Your goal:
Assemble all lines in which the string "document" appears.

Available data:
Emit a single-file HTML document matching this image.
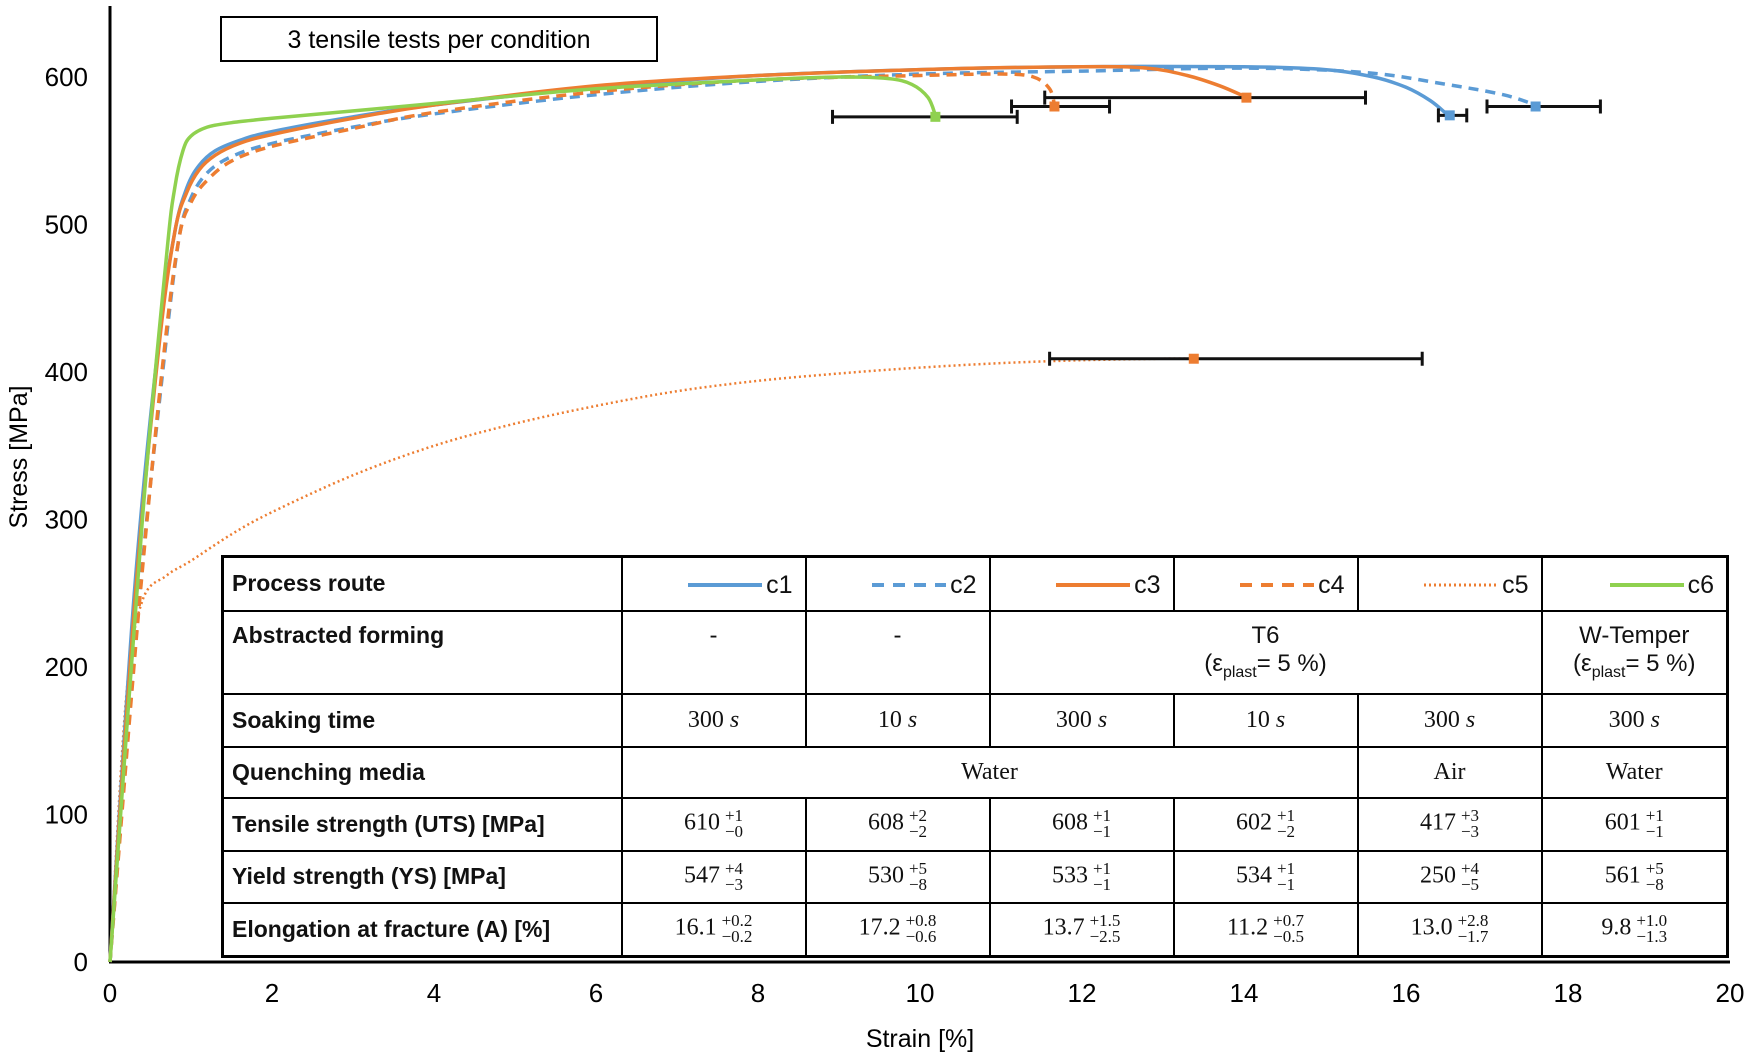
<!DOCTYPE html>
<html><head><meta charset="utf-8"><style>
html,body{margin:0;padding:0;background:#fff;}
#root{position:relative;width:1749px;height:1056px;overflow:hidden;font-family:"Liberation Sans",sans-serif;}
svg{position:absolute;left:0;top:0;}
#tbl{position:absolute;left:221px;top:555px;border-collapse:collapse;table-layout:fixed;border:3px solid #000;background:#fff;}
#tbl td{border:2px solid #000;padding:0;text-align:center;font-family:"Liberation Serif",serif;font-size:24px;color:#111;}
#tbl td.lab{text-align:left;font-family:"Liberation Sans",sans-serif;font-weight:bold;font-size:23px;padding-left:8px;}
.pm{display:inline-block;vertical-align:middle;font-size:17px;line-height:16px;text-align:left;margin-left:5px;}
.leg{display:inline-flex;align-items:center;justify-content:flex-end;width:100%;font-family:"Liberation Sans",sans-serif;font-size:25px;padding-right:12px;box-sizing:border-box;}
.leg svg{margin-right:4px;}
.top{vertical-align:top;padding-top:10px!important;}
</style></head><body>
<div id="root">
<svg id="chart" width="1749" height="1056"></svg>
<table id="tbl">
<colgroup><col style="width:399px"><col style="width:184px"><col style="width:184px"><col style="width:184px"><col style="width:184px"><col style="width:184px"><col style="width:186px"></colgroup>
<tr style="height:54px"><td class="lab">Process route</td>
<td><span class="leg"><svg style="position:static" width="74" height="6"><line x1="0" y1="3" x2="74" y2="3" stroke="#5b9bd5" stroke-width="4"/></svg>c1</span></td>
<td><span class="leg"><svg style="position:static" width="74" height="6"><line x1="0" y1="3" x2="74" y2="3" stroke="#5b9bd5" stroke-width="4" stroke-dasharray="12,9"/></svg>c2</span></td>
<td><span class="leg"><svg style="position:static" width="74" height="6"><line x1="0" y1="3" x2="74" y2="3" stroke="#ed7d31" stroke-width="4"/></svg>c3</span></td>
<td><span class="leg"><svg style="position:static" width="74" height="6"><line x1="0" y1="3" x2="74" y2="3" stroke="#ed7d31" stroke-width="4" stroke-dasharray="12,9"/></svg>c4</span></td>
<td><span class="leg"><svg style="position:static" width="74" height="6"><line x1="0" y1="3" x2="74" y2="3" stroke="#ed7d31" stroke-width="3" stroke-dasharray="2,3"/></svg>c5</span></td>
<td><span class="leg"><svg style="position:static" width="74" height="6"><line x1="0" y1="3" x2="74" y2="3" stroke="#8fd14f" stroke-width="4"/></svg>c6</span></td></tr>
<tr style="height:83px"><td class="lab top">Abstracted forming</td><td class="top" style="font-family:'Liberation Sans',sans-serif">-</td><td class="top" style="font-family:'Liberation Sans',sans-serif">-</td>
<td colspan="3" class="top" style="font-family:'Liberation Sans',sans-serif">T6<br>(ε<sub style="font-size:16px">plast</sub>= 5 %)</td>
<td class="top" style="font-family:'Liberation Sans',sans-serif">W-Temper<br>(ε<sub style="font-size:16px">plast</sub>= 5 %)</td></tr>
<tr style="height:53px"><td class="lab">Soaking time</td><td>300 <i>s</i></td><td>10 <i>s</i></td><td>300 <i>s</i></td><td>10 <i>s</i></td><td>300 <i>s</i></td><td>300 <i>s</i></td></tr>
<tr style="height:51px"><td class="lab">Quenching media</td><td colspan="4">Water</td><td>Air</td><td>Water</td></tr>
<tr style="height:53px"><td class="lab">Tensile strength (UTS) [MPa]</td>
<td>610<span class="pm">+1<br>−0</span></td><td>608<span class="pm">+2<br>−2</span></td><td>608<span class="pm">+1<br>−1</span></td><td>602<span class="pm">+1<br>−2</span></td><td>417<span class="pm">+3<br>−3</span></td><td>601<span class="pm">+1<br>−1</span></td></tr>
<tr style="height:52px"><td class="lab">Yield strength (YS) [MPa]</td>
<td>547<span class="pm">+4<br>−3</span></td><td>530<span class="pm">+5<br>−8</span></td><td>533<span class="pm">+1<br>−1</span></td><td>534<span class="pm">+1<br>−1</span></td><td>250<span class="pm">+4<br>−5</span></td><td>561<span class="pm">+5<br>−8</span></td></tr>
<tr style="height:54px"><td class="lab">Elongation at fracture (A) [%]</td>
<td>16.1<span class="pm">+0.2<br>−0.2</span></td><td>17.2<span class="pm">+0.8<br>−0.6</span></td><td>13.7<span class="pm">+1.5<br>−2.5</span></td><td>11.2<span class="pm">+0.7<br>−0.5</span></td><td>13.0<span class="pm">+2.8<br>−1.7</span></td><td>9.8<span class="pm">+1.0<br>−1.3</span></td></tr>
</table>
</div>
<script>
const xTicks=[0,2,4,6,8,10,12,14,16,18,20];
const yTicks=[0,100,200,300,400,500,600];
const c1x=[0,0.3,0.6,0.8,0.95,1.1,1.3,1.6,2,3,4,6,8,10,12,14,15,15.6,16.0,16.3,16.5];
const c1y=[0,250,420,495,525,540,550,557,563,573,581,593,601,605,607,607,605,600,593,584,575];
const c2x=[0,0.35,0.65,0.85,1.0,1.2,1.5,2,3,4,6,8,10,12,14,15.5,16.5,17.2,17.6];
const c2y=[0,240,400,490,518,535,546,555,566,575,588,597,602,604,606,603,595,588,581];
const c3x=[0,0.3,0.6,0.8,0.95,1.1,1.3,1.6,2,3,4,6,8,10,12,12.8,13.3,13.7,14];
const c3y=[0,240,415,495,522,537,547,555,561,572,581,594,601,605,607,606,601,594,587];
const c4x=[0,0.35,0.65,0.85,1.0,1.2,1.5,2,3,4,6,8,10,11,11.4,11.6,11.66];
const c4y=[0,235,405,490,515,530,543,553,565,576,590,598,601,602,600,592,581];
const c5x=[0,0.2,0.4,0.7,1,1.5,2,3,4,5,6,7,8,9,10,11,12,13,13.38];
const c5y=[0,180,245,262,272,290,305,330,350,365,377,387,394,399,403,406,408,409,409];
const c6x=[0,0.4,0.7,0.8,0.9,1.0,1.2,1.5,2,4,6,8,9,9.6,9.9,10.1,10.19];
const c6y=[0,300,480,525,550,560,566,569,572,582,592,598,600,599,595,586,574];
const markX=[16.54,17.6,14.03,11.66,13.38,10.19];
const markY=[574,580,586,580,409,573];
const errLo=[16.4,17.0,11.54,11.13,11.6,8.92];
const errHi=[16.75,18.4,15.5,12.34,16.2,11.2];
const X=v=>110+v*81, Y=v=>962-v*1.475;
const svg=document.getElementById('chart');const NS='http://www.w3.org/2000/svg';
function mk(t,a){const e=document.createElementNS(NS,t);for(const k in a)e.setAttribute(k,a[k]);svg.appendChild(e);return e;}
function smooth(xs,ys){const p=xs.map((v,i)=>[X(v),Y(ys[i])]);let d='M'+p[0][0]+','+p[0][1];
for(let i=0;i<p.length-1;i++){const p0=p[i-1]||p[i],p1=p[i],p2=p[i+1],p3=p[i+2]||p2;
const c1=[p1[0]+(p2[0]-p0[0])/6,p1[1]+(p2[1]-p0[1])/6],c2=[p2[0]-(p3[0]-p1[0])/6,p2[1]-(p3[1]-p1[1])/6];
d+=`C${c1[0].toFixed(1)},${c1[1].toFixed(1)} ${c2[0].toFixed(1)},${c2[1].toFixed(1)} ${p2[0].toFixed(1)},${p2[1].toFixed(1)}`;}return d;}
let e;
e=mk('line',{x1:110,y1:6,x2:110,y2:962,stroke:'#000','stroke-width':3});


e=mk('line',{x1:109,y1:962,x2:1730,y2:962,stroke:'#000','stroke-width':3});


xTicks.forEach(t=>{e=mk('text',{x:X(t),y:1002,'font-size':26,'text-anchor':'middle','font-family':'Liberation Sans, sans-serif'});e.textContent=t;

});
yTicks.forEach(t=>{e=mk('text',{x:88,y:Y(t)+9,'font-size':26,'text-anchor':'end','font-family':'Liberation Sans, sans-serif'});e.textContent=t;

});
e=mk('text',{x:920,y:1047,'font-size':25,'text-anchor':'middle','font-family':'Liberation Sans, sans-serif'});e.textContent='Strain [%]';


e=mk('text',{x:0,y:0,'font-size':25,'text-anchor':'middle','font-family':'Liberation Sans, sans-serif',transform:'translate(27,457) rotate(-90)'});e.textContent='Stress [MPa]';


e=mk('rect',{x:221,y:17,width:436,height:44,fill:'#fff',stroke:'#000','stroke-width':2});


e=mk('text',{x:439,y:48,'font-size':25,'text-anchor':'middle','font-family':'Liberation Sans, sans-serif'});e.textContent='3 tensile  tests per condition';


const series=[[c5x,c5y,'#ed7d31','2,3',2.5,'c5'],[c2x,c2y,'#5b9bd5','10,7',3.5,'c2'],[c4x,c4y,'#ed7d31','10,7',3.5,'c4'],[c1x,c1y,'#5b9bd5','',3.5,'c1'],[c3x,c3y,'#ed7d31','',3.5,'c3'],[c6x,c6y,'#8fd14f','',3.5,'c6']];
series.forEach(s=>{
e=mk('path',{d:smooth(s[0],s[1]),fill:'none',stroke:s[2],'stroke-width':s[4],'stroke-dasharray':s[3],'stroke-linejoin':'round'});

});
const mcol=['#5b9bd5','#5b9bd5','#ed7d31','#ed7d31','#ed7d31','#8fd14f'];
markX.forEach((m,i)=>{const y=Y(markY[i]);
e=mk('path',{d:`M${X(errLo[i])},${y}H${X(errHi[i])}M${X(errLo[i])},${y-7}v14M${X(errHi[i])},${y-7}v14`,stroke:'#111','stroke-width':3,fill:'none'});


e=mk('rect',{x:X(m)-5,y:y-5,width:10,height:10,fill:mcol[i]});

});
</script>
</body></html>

Reply to the exercise:
Emit a single-file HTML document matching this image.
const svg=document.getElementById('chart');const NS='http://www.w3.org/2000/svg';
function mk(t,a){const e=document.createElementNS(NS,t);for(const k in a)e.setAttribute(k,a[k]);svg.appendChild(e);return e;}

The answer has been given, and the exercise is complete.